Folk Fest - Wailin' Jennys' Cara Luft Breaks Folk-Fashion Rules

As free-spirited as its proponents would like to think folk music is, the genre has some unwritten fashion rules--as the Wailin' Jennys' Cara Luft found out.

"When we started playing together, we all started dressing nicely," says Luft, on the phone from her Winnipeg home. She's the alto in the three-part-harmonizing troupe, whose other members are Nicky Mehta and Ruth Moody. "But instead of dressing nice with an alternative flair I was dressing nice with a nice flair, which is fine, but isn't really me. So I thought 'How do I balance between the two?' "

Luft compromised with short boots from a famous Vancouver shoe boutique along with tights and a skirt. "That was looking kinda funky. And then," the singer adds with a big laugh, "on our last tour I bought knee-high socks totally striped with different colours and decided to wear them on-stage with clothes that maybe didn't match. When I came out of my room and asked 'What do you think?' they [Moody and Mehta] just went, 'Umm.' I think they were trying to support me in my endeavour without being too 'You can't wear that.' "

The Wailin' Jennys find a far more harmonious balance on 40 Days, their debut full-length. The Winnipeggers vocalize beautifully on traditional folk tunes, originals, and contemporary covers by the likes of John Hiatt ("Take It Down") and Neil Young ("Old Man", the video of which is currently in rotation on CMT). Of the tracks written by the band, Mehta's "Arlington" is a haunting downer, Moody's "Heaven When We're Home" is an upbeat acoustic travellin' song, and Luft's "Untitled" verges on pop.

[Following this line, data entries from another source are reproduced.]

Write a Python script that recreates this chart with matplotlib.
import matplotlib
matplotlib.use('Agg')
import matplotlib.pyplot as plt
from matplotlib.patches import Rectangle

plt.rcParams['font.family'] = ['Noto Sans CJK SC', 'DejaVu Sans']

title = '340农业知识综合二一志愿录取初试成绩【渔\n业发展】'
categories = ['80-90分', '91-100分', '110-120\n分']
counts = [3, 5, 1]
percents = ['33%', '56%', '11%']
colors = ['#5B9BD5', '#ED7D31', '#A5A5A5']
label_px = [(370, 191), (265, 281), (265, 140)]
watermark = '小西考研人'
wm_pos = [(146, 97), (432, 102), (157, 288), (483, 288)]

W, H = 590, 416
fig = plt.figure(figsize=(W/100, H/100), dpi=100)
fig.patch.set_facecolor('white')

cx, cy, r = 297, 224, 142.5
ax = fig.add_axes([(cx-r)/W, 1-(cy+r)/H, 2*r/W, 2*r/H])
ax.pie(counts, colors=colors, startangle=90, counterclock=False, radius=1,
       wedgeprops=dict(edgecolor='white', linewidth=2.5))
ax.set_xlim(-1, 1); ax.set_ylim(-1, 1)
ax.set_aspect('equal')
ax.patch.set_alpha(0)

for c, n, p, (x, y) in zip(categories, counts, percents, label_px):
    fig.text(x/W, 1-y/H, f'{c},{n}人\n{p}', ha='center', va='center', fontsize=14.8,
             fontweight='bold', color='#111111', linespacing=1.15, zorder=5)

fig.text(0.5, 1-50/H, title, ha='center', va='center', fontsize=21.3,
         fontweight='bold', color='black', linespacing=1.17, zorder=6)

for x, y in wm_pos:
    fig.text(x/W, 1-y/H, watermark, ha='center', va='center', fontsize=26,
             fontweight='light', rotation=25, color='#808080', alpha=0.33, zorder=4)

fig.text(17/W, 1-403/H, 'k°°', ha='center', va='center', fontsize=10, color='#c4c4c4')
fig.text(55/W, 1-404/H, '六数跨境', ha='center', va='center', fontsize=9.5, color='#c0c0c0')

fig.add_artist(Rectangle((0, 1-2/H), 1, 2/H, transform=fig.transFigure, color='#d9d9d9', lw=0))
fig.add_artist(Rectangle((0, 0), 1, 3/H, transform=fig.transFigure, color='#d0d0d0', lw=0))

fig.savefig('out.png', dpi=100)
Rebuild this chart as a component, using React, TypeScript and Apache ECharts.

Luft credits the range of songwriting styles to the Jennys' different musical backgrounds. Moody, she says, listens to a lot of classical and Celtic, and Mehta is a fan of Britpop. Luft brings the rock, though she grew up in a folk-music household.

"My parents were folksingers in Calgary," says the Alberta-raised artist. "They did it professionally on weekends and in the summer. It was a very interesting upbringing. We didn't have a television, and we were surrounded by instruments and records. Lots of musicians touring through town would stay with us. We often had house concerts in our basement."

On 40 Days, Luft adds electric guitar where she can, but mostly the three Jennys play acoustic. Moody also contributes bodhran, while on-stage she and Luft have added accordion and mandolin to their respective repertoires.

"We're trying to expand our sound," Luft says. "Though I have to admit, touring with all these instruments is not very easy!"

Expanding its sonic palette is an admirable goal for an ensemble that came together only two years ago, for what was to be a one-off gig at a Winnipeg guitar shop. All three had musical careers prior: Moody was lead singer with roots act Scríƒ ¼j MacDuhk, and each of them had released solo records. But with their chemistry apparent to all who hear their harmonies, they've made the band their priority. And aside from the occasional apparel faux pas, it's been a pretty smooth ride so far.

"One time we had done a showcase and then we were supposed to chat it up with agents," says Luft, who displays her keen fashion sense, while the other Jennys look on, at the Vancouver Folk Music Festival Saturday and Sunday (July 17 and 18). "And I was wearing this outfit on-stage and it was warm so after the show I thought 'I'm not wearing these clothes, they make me sweat!' So I changed into these secondhand red-and-white-checkered shorts and pink top with a picture of Fozzie Bear and sandals and came out and said, 'I'm ready!' " She cackles. "And I said, 'How does this look?' And they said, 'You're not really going to wear that, are you? The colours don't really match!' And I said, 'I think they do,' and I wore it anyway."